Adventures in choice of law: an appeals court swats down an attempt to apply liberal Illinois law to an accident on the road in Indiana. A lower court had gone along with the idea. [Cook County Record]

10 Comments

  • What makes the Illinois law “liberal.” Certainly, the law can be more plaintiff-friendly, but I am unsure that means it is more or less liberal (or more or less conservative).

  • “Liberal” as in “loose, unbound by traditional forms or orthodoxy, acting/behaving in a way which is not traditional or widely accepted”.

    For instance, when I travel out of my current home state of Texas, I expect to be bound by the laws of whatever state I happen to have traveled to for my activities there. Should I make a purchase, I expect that purchase to be governed by that state’s U.C.C., not Texas’. If I am injured in some fashion, I expect the laws of the place of injury will likely control.

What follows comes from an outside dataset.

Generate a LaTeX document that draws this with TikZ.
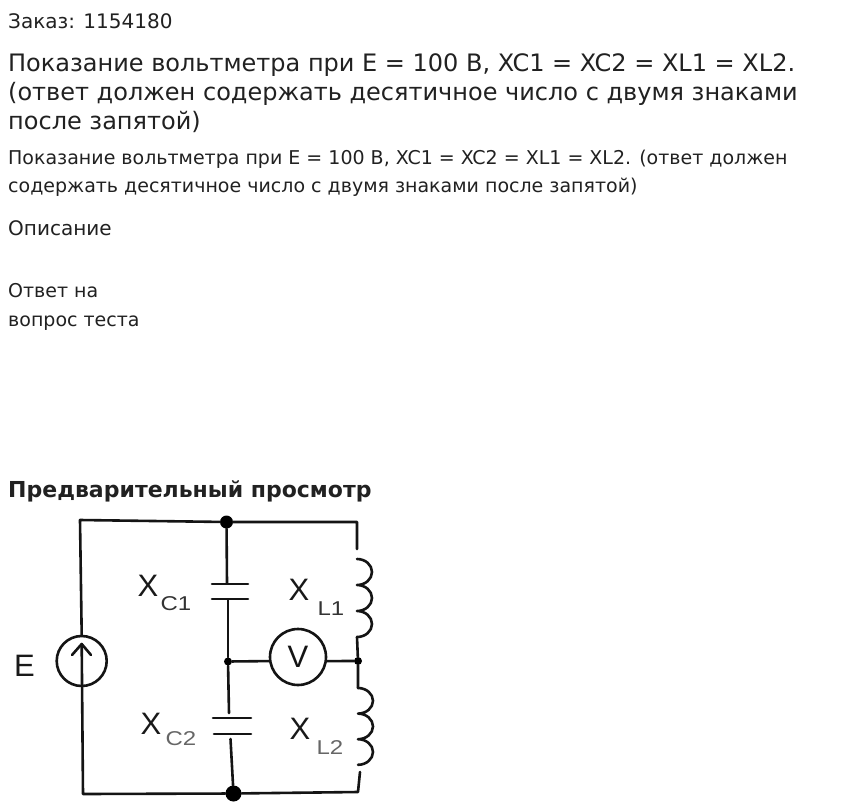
\documentclass[tikz,border=0pt]{standalone}
\usepackage{fontspec}
\setmainfont{DejaVu Sans}
\newfontfamily\schem{Liberation Sans}
\tikzset{
 txt/.style={anchor=base west,inner sep=0pt,text=black!87},
 body/.style={txt,font=\fontsize{19}{22}\selectfont},
 bodybig/.style={txt,font=\fontsize{20}{22}\selectfont},
 head/.style={txt,font=\fontsize{24}{28}\selectfont},
 wire/.style={line width=2.6pt,line cap=round,line join=round,black!92},
 bigdot/.style={circle,fill=black,inner sep=0pt,minimum size=13pt},
 hugedot/.style={circle,fill=black,inner sep=0pt,minimum size=16pt},
 smalldot/.style={circle,fill=black,inner sep=0pt,minimum size=8pt},
 lab/.style={inner sep=0pt,font=\schem\fontsize{31}{32}\selectfont,text=black!90},
 sublab/.style={inner sep=0pt,font=\schem\fontsize{20}{22}\selectfont,text=black!80},
 faintlab/.style={sublab,text=black!60},
}
\begin{document}
\begin{tikzpicture}[x=1pt,y=-1pt]
\useasboundingbox (0,0) rectangle (847,812);
\fill[white] (0,0) rectangle (847,812);
\node[bodybig] (t1) at (8,28) {Заказ: 1154180};
\node[head] (t2) at (8,71) {Показание вольтметра при E = 100 В, XC1 = XC2 = XL1 = XL2.};
\node[head] (t3) at (8,100) {(ответ должен содержать десятичное число с двумя знаками};
\node[head] (t4) at (8,129) {после запятой)};
\node[body] (t5) at (8,164) {Показание вольтметра при E = 100 В, XC1 = XC2 = XL1 = XL2. (ответ должен};
\node[body] (t6) at (8,192) {содержать десятичное число с двумя знаками после запятой)};
\node[bodybig] (t7) at (8,235) {Описание};
\node[body] (t8) at (8,297) {Ответ на};
\node[body] (t9) at (8,326) {вопрос теста};
\node[body,font=\bfseries\fontsize{22}{24}\selectfont] (t10) at (8,497) {Предварительный просмотр};
% junctions
\node[bigdot] (top) at (226.5,522) {};
\node[hugedot] (bot) at (233.5,793.5) {};
\node[smalldot] (mid) at (228,661.5) {};
\node[smalldot] (midr) at (358,661) {};
\node[draw,circle,line width=2.6pt,minimum size=50pt,inner sep=0pt,black!92] (src) at (81.7,661) {};
\node[draw,circle,line width=2.6pt,minimum size=56pt,inner sep=0pt,black!92,font=\schem\fontsize{31}{32}\selectfont] (vm) at (298,657) {V};
\coordinate (tl) at (80,520);
\coordinate (tr) at (357,522);
\coordinate (bl) at (83,794);
\coordinate (br) at (358,792);
\coordinate (l1top) at (357,559);
\coordinate (l1bot) at (357,637);
\coordinate (l2top) at (358,688);
\coordinate (l2bot) at (358,765);
\draw[wire] (src.north) -- (tl) -- (top) -- (tr) -- (357,549);
\draw[wire] (81.7,645) -- (bl) -- (bot) -- (br) -- (360,772);
% source arrow
\draw[wire] (72,655) -- (81.7,644) -- (91,655);
% caps
\draw[wire] (top) -- (227,583);
\draw[wire] (212,584) -- (248,584);
\draw[wire] (212,599) -- (248,599);
\draw[wire] (228,600) -- (mid);
\draw[wire] (mid) -- (229,713);
\draw[wire] (213,718) -- (251,718);
\draw[wire] (214,734) -- (251,734);
\draw[wire] (230.5,739) -- (bot);
% voltmeter
\draw[wire] (mid) -- (vm.188);
\draw[wire] (vm.-8) -- (midr);
% inductors
\draw[wire] (l1top) arc (-90:90:15 and 13) arc (-90:90:15 and 13) arc (-90:90:15 and 13);
\draw[wire] (l1bot) -- (midr) -- (l2top);
\draw[wire] (l2top) arc (-90:90:15 and 12.8) arc (-90:90:15 and 12.8) arc (-90:90:15 and 12.8);
% labels
\node[lab] (e) at (24.5,666) {E};
\node[lab] (xc1) at (148,586) {X};
\node[sublab] (c1) at (176,604) {\scalebox{1.2}[1]{C1}};
\node[lab] (xl1) at (299,590) {X};
\node[sublab] (l1) at (331,609) {\scalebox{1.2}[1]{L1}};
\node[lab] (xc2) at (151,724) {X};
\node[faintlab] (c2) at (181,739) {\scalebox{1.2}[1]{C2}};
\node[lab] (xl2) at (300,729) {X};
\node[faintlab] (l2) at (330,748) {\scalebox{1.2}[1]{L2}};
\end{tikzpicture}
\end{document}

Illinois, like California, is traditionally “liberal” in its willingness to extend its policy choices to out of state injuries, often based on little (or nothing) more than plaintiff’s choice of an Illinois courtroom to bring the suit. Texas, I am sad to say (particularly in its “rocket docket” for patent litigation), has had a similar reputation until just recently.

    Or so I understood Mr. Olson’s choice of the word “liberal” to mean in this context. Hope that’s helpful.

  • Carlitguy,

    I don’t think so. You are talking about choice of law. You are not talking about the substantive law. I think Mr. Olson was referring to the substantive law when suggesting Illinios’s was more liberal than Indiana’s.

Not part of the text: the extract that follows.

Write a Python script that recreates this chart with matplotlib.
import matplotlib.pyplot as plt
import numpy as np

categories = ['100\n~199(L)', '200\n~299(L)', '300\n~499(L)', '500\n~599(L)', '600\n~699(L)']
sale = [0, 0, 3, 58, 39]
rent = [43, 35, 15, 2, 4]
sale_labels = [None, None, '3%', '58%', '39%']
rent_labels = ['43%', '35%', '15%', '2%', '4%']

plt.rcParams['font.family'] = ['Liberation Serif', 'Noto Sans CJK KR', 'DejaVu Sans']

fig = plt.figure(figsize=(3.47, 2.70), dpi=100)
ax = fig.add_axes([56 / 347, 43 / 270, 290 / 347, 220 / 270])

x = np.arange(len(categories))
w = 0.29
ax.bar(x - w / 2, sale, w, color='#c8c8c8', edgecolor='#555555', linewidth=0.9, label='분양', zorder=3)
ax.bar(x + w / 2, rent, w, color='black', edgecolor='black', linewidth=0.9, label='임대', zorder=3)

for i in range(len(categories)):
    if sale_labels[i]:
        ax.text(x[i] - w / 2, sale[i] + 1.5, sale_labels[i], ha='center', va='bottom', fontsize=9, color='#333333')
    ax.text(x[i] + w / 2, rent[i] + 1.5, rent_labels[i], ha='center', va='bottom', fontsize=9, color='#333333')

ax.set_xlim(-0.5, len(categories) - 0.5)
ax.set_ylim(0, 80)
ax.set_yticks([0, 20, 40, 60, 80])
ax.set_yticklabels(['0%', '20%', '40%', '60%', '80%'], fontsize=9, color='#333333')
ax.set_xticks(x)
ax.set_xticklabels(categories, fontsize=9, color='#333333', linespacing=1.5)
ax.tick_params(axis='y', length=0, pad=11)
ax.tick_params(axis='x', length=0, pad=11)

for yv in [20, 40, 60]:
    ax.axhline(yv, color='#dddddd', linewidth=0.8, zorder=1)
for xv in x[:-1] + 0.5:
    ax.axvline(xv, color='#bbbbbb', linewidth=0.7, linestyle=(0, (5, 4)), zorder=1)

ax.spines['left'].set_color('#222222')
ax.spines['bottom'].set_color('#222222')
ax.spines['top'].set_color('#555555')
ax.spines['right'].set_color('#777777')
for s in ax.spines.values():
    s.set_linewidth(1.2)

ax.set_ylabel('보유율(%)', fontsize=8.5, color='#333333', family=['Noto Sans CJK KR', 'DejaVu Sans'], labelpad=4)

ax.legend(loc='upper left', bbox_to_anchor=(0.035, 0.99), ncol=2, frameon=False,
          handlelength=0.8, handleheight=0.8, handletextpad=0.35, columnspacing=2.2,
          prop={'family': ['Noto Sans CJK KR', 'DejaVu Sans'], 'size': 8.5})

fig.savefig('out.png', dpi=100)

    FWIW, I think the decision shows that Illinois’s choice of law would be similar to what you would choose in this particular case.

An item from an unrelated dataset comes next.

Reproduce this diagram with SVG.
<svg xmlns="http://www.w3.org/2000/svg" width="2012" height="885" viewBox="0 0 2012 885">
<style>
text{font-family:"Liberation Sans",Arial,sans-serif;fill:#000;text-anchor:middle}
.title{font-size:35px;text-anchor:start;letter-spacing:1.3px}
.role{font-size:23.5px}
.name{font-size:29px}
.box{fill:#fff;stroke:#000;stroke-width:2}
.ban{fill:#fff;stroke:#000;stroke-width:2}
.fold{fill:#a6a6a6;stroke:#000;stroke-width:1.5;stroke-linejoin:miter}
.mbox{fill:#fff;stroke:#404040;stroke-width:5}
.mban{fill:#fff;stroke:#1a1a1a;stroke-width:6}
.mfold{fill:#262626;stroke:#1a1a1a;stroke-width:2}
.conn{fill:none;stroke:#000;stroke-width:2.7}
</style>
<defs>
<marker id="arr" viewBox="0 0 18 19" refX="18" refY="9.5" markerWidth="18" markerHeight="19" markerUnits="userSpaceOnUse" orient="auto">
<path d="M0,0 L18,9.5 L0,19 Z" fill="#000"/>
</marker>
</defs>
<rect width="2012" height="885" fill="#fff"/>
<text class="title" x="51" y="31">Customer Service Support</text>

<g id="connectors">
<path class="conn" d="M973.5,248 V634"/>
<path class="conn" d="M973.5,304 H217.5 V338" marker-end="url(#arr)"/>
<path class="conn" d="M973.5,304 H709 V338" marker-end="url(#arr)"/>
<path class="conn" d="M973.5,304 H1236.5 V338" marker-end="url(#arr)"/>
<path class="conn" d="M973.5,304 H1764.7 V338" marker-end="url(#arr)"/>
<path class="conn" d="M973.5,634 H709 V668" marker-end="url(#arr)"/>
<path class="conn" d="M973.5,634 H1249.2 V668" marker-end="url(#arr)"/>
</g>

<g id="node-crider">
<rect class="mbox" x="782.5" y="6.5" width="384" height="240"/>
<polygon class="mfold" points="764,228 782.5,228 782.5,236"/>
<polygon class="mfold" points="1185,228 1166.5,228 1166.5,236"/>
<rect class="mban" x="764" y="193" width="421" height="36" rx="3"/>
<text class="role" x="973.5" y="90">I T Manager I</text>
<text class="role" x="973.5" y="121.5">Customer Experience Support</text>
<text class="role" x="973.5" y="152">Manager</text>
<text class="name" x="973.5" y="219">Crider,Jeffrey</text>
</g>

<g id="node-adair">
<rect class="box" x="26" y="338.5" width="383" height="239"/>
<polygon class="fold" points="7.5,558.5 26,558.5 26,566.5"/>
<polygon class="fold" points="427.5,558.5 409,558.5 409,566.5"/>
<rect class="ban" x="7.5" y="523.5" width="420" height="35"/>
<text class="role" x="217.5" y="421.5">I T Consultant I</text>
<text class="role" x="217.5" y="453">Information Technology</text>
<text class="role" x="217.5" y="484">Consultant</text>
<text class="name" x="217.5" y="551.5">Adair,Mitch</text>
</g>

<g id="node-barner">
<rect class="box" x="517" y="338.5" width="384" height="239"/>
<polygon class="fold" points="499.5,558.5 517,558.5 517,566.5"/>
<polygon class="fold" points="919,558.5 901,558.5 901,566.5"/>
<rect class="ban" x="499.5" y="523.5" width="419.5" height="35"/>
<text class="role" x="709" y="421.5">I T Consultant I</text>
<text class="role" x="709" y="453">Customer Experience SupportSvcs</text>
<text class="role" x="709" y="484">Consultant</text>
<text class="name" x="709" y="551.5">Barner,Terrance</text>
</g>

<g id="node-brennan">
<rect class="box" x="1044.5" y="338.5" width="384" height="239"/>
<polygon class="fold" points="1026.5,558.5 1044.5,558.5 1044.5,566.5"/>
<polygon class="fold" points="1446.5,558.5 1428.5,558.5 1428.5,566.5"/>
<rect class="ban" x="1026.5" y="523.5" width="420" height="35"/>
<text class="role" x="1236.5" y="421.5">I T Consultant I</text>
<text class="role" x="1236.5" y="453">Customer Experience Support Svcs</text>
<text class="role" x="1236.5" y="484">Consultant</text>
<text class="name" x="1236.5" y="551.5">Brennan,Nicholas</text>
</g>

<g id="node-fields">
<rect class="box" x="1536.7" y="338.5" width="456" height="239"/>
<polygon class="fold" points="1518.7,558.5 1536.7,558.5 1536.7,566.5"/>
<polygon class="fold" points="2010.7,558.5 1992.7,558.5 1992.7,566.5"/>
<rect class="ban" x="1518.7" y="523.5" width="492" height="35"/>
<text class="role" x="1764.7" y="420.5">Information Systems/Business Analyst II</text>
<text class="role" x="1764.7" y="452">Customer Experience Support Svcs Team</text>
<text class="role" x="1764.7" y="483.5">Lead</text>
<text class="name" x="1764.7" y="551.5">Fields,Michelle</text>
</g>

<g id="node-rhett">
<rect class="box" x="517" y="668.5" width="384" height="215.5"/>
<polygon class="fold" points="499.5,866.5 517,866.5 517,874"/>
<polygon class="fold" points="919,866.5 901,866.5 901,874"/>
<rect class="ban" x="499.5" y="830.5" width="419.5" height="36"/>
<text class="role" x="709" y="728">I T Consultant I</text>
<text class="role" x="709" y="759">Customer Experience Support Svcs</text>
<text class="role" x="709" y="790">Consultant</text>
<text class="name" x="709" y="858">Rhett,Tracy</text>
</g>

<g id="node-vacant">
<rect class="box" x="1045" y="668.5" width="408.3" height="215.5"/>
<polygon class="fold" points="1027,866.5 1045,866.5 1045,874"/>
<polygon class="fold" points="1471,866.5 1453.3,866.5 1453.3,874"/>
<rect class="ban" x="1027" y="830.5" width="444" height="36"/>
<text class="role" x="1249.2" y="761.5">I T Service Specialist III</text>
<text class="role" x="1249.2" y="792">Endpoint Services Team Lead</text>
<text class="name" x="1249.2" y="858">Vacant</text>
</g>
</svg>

  • Allan is right. I was referring to Illinois’ substantive law as likely to result in higher damages than Indiana’s. I agree that “liberal” is an imprecise shorthand at best. In this case it was influenced by the sense of “liberal” as “open-handed with money” which is distinct from, and I believe was in use before, the word’s strictly political sense (which as we know is itself shifting and ambiguous).

  • Allan, in this case I think the two issues, Choice of Law and Substantive Law, are wrapped up in one larger mess. First, Illinois choice of law jurisprudence is more “liberal” than many other states, and second, their substantive law (at least in this instance) is more “liberal” in terms of burden of proof, allowable damages, apportionment of fault, joint and several liability, etc than the law of the place where the accident occurred.

    FWIW, your suggestion that I would selfishly choose whichever body of law was best for me in that moment and under those circumstances may well be accurate for the majority of individuals. I do not advocate for such a “me first” attitude. It does not reflect the policy choices of society as a whole, who has chosen (at least, in theory) to operate as a nation of laws, not of men. What makes my rights superior to that of the rights of the Indiana residents involved in the governance of their roadways, or the South Carolina driver who chose to operate his vehicle in Indiana, or the Michigan companies whose business included the use of those Indiana roadways? Why would any of them have any reason to expect to find themselves judged by Illinois law when they took to the roadways?

    Humans have thousands of years experience demonstrating the dangers of operating as a society of men rather than that of law, particularly to those such as myself who do not normally find themselves carrying the biggest stick. Sometimes, that means society has chosen for itself a policy I do not care for – my remedy is to advocate for a change in that policy, not a personal exception by way of an extra-territorial expansion of local governance into wherever I happen to be travelling, with the attendant off-loading of the costs of my local government’s policy choices onto unwitting others who had neither notice, nor opportunity, to influence those choices?

  • My other remedy to society adopting polices I disagree with, of course, is to “vote with my feet” by relocating to an area of local governance more agreeable to me.

  • and I misunderstood the word “liberal” in this context. My bad.

  • CarLitGuy,

    I think you misunderstood. I did not mean to imply that you would choose a substantive law that was best for you simply because you liked that law better. My intention was to say that the Illinois choice of law decision is consistent with the choice of law theory that you propose.

    Is the Illinois choice of law more liberal than Indiana’s? I have no idea. I do not even know what that would mean. Maybe, in the choice of law context, “conservative” would mean to apply the law of one’s jurisdiction (come Hell or high water), while “liberal” would mean to go out of one’s way to apply the law of another jurisdiction (although that does not make much sense).

    Perhaps in the damages context, “conservative” would mean to shield tortfeasors from the monetary costs of their tortfeasance, while “liberal” would mean to allow tort victims to use any cockamamie theory to go after any deep-pocket defendant they wanted. I think that would comport with the conservative ideology to let those who earn keep what they earn and the liberal thought that we should have a more equal distribution of wealth. Or maybe not.

    I am unsure how libertarian theory would address either question. Communist theory would be easy: let the State pay for the damages (but since it owns the business and runs the courts, the victim would get screwed).
    I wonder if anyone has written a law review article on this.

  • Thank you Allan, its been an enjoyable and educational exchange, in spite of my misunderstandings. And yes, the Illinois appellate court did ultimately rule under the choice of law theory I advocate for, which most would probably characterize as “conservative”. I was fixated on the more “liberal” choice of law decision made by the Illinois trial court, and focused my attention there – since Illinois substantive law choices wouldn’t even come into play unless the Illinois trial court first chose Illinois law as controlling over the Indiana accident.

    Apologies for all the confusion I injected into the conversation.

  • I know this is NOT how things work, but maybe it should:

    Since there was a settlement for $100k with the driver that really triggered everything, why not use that number to set the scale for other liability?

    If the trial ends up saying that Kallis was 80% responsible, then all other defendants are on the hook for the last 20% based on that that initial figure. Or $25K.